start Material provided

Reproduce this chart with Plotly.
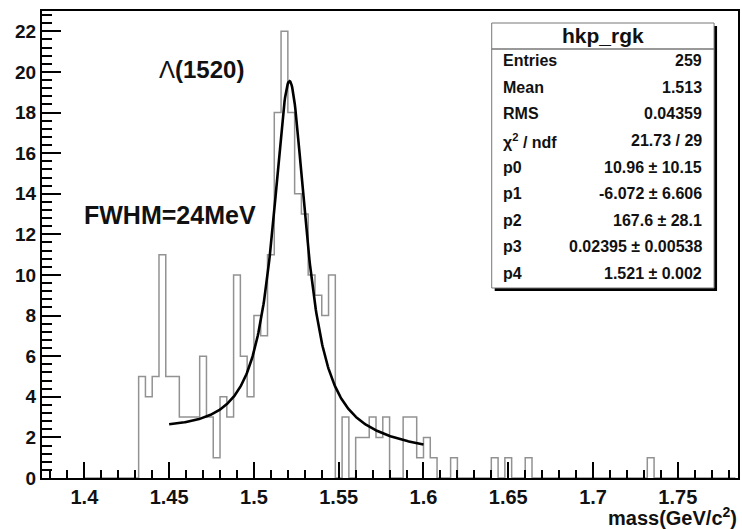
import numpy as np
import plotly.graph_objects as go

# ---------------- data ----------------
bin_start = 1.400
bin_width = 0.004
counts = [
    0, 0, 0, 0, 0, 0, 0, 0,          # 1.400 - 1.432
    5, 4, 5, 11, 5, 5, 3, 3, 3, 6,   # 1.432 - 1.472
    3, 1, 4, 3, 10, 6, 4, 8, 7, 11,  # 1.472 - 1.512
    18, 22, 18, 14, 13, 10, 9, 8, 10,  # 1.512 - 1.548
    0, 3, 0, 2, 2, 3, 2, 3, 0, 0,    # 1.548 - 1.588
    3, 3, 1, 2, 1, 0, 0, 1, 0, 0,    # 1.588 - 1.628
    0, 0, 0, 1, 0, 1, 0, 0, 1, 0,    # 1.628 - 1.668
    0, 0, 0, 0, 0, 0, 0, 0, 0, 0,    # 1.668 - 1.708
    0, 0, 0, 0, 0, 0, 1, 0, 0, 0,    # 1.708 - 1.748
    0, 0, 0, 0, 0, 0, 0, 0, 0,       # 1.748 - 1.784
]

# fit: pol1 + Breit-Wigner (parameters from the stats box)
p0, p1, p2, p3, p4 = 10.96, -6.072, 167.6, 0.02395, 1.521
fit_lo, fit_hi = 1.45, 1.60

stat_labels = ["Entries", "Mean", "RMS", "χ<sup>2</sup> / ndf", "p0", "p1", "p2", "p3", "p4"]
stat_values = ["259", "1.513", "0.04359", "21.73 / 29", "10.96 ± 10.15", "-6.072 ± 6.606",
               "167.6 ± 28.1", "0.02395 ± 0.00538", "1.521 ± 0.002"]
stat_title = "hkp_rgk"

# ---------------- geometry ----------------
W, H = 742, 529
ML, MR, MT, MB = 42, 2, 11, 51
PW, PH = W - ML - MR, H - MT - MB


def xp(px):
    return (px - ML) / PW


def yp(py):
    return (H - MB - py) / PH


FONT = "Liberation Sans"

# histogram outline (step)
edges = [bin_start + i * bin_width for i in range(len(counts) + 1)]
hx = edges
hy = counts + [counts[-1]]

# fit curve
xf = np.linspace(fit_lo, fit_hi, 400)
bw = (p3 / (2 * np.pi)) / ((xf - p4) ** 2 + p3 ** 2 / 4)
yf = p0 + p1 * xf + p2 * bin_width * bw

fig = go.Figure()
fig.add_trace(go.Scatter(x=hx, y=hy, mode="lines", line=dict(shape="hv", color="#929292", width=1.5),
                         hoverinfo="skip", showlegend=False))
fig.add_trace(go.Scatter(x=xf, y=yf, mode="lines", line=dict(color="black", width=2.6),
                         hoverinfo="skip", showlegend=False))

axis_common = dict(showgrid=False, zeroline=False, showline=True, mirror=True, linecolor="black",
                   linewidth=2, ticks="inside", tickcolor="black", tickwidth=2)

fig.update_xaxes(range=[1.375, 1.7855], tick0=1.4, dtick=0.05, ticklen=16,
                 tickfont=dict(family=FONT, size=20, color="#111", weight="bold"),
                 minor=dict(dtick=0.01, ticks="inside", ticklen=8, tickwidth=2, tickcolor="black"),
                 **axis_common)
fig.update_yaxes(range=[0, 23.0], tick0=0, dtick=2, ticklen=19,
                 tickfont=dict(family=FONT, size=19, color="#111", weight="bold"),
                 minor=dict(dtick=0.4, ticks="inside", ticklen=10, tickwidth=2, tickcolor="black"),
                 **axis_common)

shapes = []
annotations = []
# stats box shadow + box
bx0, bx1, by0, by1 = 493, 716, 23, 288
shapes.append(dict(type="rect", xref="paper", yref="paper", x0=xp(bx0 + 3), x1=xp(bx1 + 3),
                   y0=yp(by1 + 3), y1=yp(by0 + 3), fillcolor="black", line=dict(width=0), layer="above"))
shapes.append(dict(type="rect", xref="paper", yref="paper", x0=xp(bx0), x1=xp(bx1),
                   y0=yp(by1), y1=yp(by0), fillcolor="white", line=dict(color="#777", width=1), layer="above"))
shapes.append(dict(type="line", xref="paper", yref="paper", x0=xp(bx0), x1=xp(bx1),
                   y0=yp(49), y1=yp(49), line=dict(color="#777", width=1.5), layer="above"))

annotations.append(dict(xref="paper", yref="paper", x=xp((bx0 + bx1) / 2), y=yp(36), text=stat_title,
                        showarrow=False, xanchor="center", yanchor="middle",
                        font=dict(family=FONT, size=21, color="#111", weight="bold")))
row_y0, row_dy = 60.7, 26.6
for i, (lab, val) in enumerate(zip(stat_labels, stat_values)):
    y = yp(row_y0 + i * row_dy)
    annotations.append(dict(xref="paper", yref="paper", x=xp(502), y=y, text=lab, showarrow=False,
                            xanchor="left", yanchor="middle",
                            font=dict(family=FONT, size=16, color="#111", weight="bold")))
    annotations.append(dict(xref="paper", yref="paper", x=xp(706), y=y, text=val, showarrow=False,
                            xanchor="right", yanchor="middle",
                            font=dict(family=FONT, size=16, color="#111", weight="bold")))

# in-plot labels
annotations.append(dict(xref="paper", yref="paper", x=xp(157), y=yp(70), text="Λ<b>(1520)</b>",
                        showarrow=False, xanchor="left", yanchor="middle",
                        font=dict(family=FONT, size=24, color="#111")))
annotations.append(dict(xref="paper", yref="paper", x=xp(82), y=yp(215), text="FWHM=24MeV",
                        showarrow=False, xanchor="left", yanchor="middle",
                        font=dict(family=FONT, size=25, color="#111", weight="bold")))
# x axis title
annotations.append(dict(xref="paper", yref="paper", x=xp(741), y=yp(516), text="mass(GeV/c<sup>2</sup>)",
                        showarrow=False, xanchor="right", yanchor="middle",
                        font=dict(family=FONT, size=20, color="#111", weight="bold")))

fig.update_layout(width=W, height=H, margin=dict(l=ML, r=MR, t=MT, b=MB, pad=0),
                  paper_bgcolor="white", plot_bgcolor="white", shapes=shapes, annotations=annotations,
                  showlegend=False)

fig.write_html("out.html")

end Material provided

__Given problem__: Restate exactly, please, only the lines between the start of the data and the line containing "import plotly.graph_objects as go", both ends included, skipping the pictures.

__Full solution__:
Reproduce this chart with Plotly.
import numpy as np
import plotly.graph_objects as go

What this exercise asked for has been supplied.